- Coat of arms
- Coordinates (Łukowica): 49°37′N 20°29′E﻿ / ﻿49.617°N 20.483°E
- Country: Poland
- Voivodeship: Lesser Poland
- County: Limanowa
- Seat: Łukowica

Area
- • Total: 69.71 km^{2} (26.92 sq mi)

Population (2006)
- • Total: 9,285
- • Density: 130/km^{2} (340/sq mi)
- Website: http://www.lukowica.iap.pl

= Gmina Łukowica =

Gmina Łukowica is a rural gmina (administrative district) in Limanowa County, Lesser Poland Voivodeship, in southern Poland. Its seat is the village of Łukowica, which lies approximately 11 km south-east of Limanowa and 63 km south-east of the regional capital Kraków.

The gmina covers an area of 69.71 km2, and as of 2006 its total population is 9,285.

In 2008 Łukowica was selected along with 19 other European villages in Germany, Poland, Italy and Spain for the Spanish documentary Film "Villages of Europe" (Pueblos de Europa), produced by Juan Frutos (Colours Communication Group) and Orange Productions S.L.

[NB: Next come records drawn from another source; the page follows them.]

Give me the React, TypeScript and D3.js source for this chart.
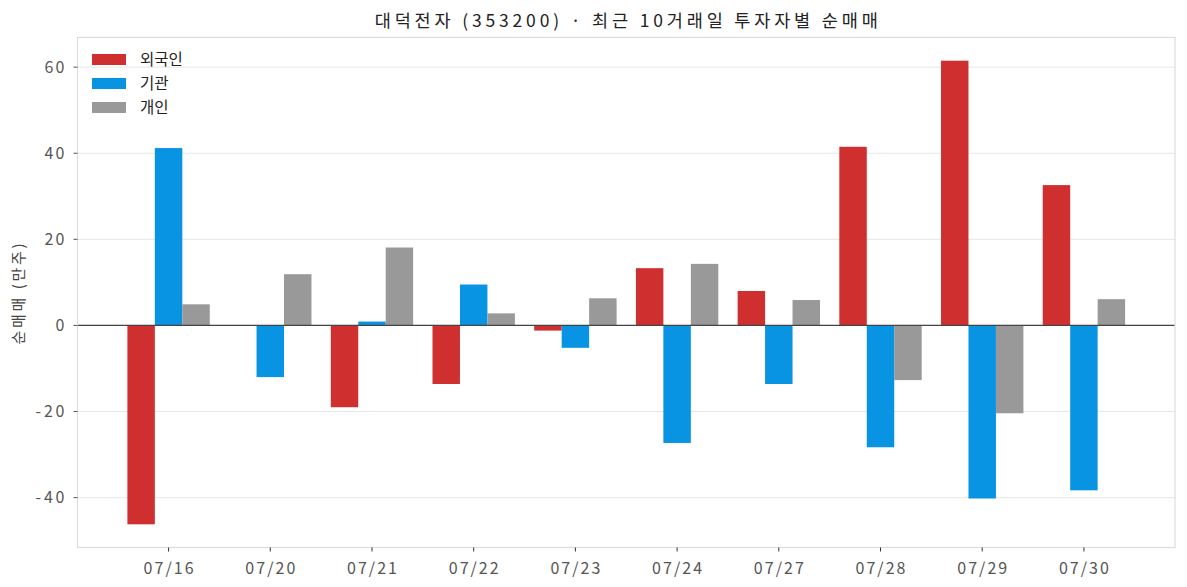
import { useEffect } from 'react';
import * as d3 from 'd3';

const dates = ['07/16', '07/20', '07/21', '07/22', '07/23', '07/24', '07/27', '07/28', '07/29', '07/30'];
const foreign = [-46.2, 0, -19.0, -13.6, -1.2, 13.3, 8.0, 41.5, 61.5, 32.6];
const institution = [41.2, -12.0, 0.9, 9.5, -5.2, -27.3, -13.6, -28.3, -40.2, -38.3];
const individual = [4.9, 11.9, 18.1, 2.8, 6.3, 14.3, 5.9, -12.7, -20.4, 6.1];
const yTicks = [-40, -20, 0, 20, 40, 60];

const series = [
  { name: '외국인', values: foreign, color: '#d02f2f', offset: -0.27 },
  { name: '기관', values: institution, color: '#0993e3', offset: 0 },
  { name: '개인', values: individual, color: '#999999', offset: 0.27 },
];

const W = 1187;
const H = 587;
const margin = { top: 37.5, right: 12, bottom: 39.5, left: 77.5 };
const font = '"Noto Sans CJK KR", "Noto Sans", sans-serif';

export default function App() {
  useEffect(() => {
    document.body.style.margin = '0';
  }, []);

  const innerW = W - margin.left - margin.right;
  const innerH = H - margin.top - margin.bottom;
  const barW = 0.27;

  // Scales (matplotlib-like 5% margins)
  const all = [...foreign, ...institution, ...individual];
  const lo = Math.min(0, d3.min(all) as number);
  const hi = Math.max(0, d3.max(all) as number);
  const pad = (hi - lo) * 0.05;
  const yScale = d3.scaleLinear().domain([lo - pad, hi + pad]).range([innerH, 0]);

  const xLo = -0.27 - barW / 2;
  const xHi = dates.length - 1 + 0.27 + barW / 2;
  const xPad = (xHi - xLo) * 0.05;
  const xScale = d3.scaleLinear().domain([xLo - xPad, xHi + xPad]).range([0, innerW]);

  const bw = xScale(barW) - xScale(0);

  return (
    <svg width={W} height={H} style={{ display: 'block', fontFamily: font }}>
      <rect width={W} height={H} fill="#ffffff" />
      <text
        x={margin.left + innerW / 2}
        y={27}
        textAnchor="middle"
        fontSize={17.5}
        fill="#222"
        textLength={503}
        lengthAdjust="spacing"
      >
        대덕전자 (353200) · 최근 10거래일 투자자별 순매매
      </text>
      <g transform={`translate(${margin.left},${margin.top})`}>
        {/* Grid */}
        {yTicks.map(t => (
          <line key={'g' + t} x1={0} x2={innerW} y1={yScale(t)} y2={yScale(t)} stroke="#e6e6e6" strokeWidth={1} />
        ))}

        {/* Bars */}
        {series.map(s =>
          s.values.map((v, i) => {
            const x = xScale(i + s.offset) - bw / 2;
            const y0 = yScale(Math.max(0, v));
            const h = Math.abs(yScale(v) - yScale(0));
            return <rect key={s.name + i} x={x} y={y0} width={bw} height={h} fill={s.color} />;
          })
        )}

        {/* Zero line */}
        <line x1={0} x2={innerW} y1={yScale(0)} y2={yScale(0)} stroke="#444" strokeWidth={1.2} />

        {/* Frame */}
        <rect x={0} y={0} width={innerW} height={innerH} fill="none" stroke="#dcdcdc" strokeWidth={1.2} />

        {/* Y axis */}
        {yTicks.map(t => (
          <g key={'y' + t} transform={`translate(0,${yScale(t)})`}>
            <line x1={-4} x2={0} stroke="#555" strokeWidth={1} />
            <text
              x={-13}
              dy="0.36em"
              textAnchor="end"
              fontSize={16}
              fill="#555"
              textLength={String(t).length * 10 - (t < 0 ? 1 : 0)}
              lengthAdjust="spacing"
            >
              {t}
            </text>
          </g>
        ))}

        {/* X axis */}
        {dates.map((d, i) => (
          <g key={d} transform={`translate(${xScale(i)},${innerH})`}>
            <line y1={0} y2={4} stroke="#333" strokeWidth={1} />
            <text y={26.5} textAnchor="middle" fontSize={16} fill="#555" textLength={50} lengthAdjust="spacing">
              {d}
            </text>
          </g>
        ))}

        <text
          transform={`translate(${19 - margin.left},${294 - margin.top}) rotate(-90)`}
          textAnchor="middle"
          dy="0.35em"
          fontSize={15}
          fill="#444"
          textLength={101}
          lengthAdjust="spacing"
        >
          순매매 (만주)
        </text>

        {/* Legend */}
        {series.map((s, i) => (
          <g key={'l' + s.name} transform={`translate(14.5,${16.5 + i * 24})`}>
            <rect width={34} height={11} fill={s.color} />
            <text x={48} y={5.5} dy="0.36em" fontSize={15.5} fill="#222">
              {s.name}
            </text>
          </g>
        ))}
      </g>
    </svg>
  );
}
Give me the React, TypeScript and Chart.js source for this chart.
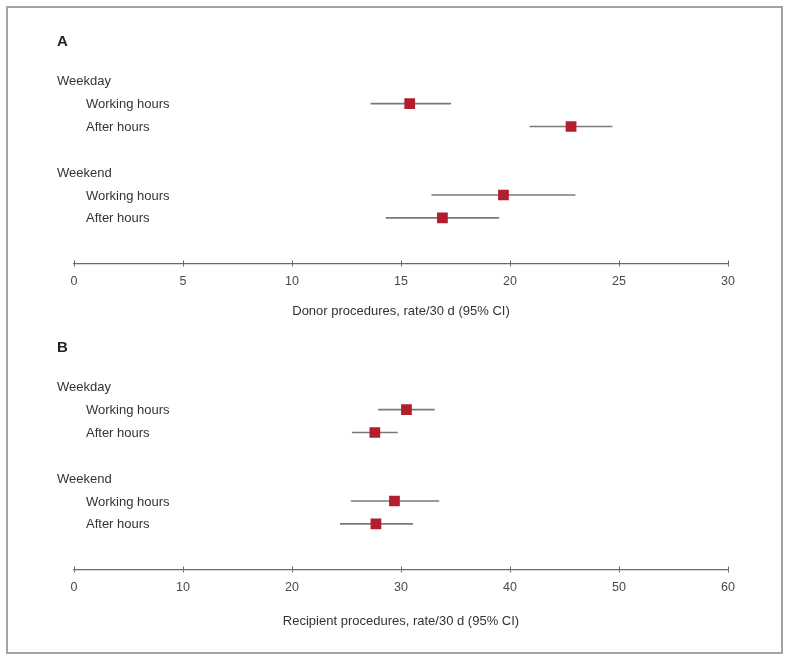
import React, { useEffect, useRef } from 'react';
import { Chart, registerables } from 'chart.js';
Chart.register(...registerables);

const groups = ['Weekday', 'Weekend'];
const periods = ['Working hours', 'After hours'];

const donorRate = [15.4, 22.8, 19.7, 16.9];
const donorLower = [13.6, 20.9, 16.4, 14.3];
const donorUpper = [17.3, 24.7, 23.0, 19.5];

const recipientRate = [30.5, 27.6, 29.4, 27.7];
const recipientLower = [27.9, 25.5, 25.4, 24.4];
const recipientUpper = [33.1, 29.7, 33.5, 31.1];

const donorTicks = [0, 5, 10, 15, 20, 25, 30];
const recipientTicks = [0, 10, 20, 30, 40, 50, 60];

const FONT = '"Liberation Sans", Arial, Helvetica, sans-serif';

type Row = { text: string; header: boolean; index: number };

function buildRows(): Row[] {
  const rows: Row[] = [];
  let idx = 0;
  groups.forEach((g) => {
    rows.push({ text: g, header: true, index: idx++ });
    periods.forEach((p) => rows.push({ text: p, header: false, index: idx++ }));
    idx++; // blank spacer row
  });
  return rows;
}

function itemRow(k: number) {
  const gi = Math.floor(k / periods.length);
  const pi = k % periods.length;
  return gi * (periods.length + 2) + 1 + pi;
}

type PanelProps = {
  letter: string;
  title: string;
  rate: number[];
  lower: number[];
  upper: number[];
  ticks: number[];
  titlePad: number;
  top: number;
};

function ForestPanel({ letter, title, rate, lower, upper, ticks, titlePad, top }: PanelProps) {
  const ref = useRef<HTMLCanvasElement>(null);
  useEffect(() => {
    if (!ref.current) return;
    const rows = buildRows();
    const ciSets = rate.map((_, k) => ({
      data: [
        { x: lower[k], y: itemRow(k) },
        { x: upper[k], y: itemRow(k) },
      ],
      showLine: true,
      borderColor: '#7a7a7a',
      borderWidth: 1.7,
      pointRadius: 0,
      order: 2,
    }));
    const pointSet = {
      data: rate.map((v, k) => ({ x: v, y: itemRow(k) })),
      pointStyle: 'rect',
      pointRadius: 7.6,
      backgroundColor: '#B21E2E',
      borderColor: '#B21E2E',
      borderWidth: 0,
      order: 1,
    };
    const labelPlugin = {
      id: 'forestLabels',
      afterDraw(chart: any) {
        const { ctx, scales } = chart;
        const x = scales.x;
        const y = scales.y;
        ctx.save();
        ctx.textBaseline = 'middle';
        ctx.textAlign = 'left';
        ctx.fillStyle = '#222';
        ctx.font = `bold 15px ${FONT}`;
        ctx.fillText(letter, 57, 21.5);
        ctx.fillStyle = '#333';
        ctx.font = `13px ${FONT}`;
        rows.forEach((r) => {
          ctx.fillText(r.text, r.header ? 57 : 86, y.getPixelForValue(r.index) + 1);
        });
        ctx.strokeStyle = '#666';
        ctx.lineWidth = 1;
        x.ticks.forEach((t: any) => {
          const px = Math.round(x.getPixelForValue(t.value)) + 0.5;
          ctx.beginPath();
          ctx.moveTo(px, x.top - 3);
          ctx.lineTo(px, x.top);
          ctx.stroke();
        });
        ctx.restore();
      },
    };
    const chart = new Chart(ref.current, {
      type: 'scatter',
      data: { datasets: [pointSet, ...ciSets] as any },
      options: {
        animation: false,
        responsive: false,
        layout: { padding: { left: 74, right: 62, top: 38, bottom: 0 } },
        plugins: { legend: { display: false }, tooltip: { enabled: false } },
        scales: {
          x: {
            type: 'linear',
            min: ticks[0],
            max: ticks[ticks.length - 1],
            afterBuildTicks: (s: any) => {
              s.ticks = ticks.map((v) => ({ value: v }));
            },
            ticks: {
              font: { family: FONT, size: 12.5 },
              color: '#4a4a4a',
              padding: 7.5,
              autoSkip: false,
              maxRotation: 0,
            },
            grid: { drawOnChartArea: false, drawTicks: true, tickLength: 3, color: '#666', lineWidth: 1 },
            border: { display: true, color: '#6a6a6a', width: 1.3 },
            title: {
              display: true,
              text: title,
              font: { family: FONT, size: 13 },
              color: '#333',
              padding: { top: 0, bottom: titlePad },
            },
            afterFit: (s: any) => {
              s.height = 62.5;
            },
          },
          y: { type: 'linear', reverse: true, min: -1, max: 8, display: false },
        },
      } as any,
      plugins: [labelPlugin],
    });
    return () => chart.destroy();
  }, []);
  return (
    <canvas
      ref={ref}
      width={790}
      height={306}
      style={{ position: 'absolute', left: 0, top, width: 790, height: 306 }}
    />
  );
}

export default function App() {
  return (
    <div style={{ position: 'absolute', left: 0, top: 0, width: 790, height: 661, background: '#fff' }}>
      <div
        style={{
          position: 'absolute',
          left: 6,
          top: 6,
          width: 777,
          height: 648,
          border: '2px solid #a3a3a3',
          boxSizing: 'border-box',
        }}
      />
      <ForestPanel
        letter="A"
        title="Donor procedures, rate/30 d (95% CI)"
        rate={donorRate}
        lower={donorLower}
        upper={donorUpper}
        ticks={donorTicks}
        titlePad={6.5}
        top={20}
      />
      <ForestPanel
        letter="B"
        title="Recipient procedures, rate/30 d (95% CI)"
        rate={recipientRate}
        lower={recipientLower}
        upper={recipientUpper}
        ticks={recipientTicks}
        titlePad={2.5}
        top={326}
      />
    </div>
  );
}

According to the Ministry of Finance, as of 2014 Łukowica was the poorest gmina in Poland.

==Villages==
Gmina Łukowica contains the villages of Jadamwola, Jastrzębie, Łukowica, Młyńczyska, Owieczka, Przyszowa, Roztoka, Stronie, Świdnik

==Neighbouring gminas==
Gmina Łukowica is bordered by the gminas of Kamienica, Łącko, Limanowa and Podegrodzie.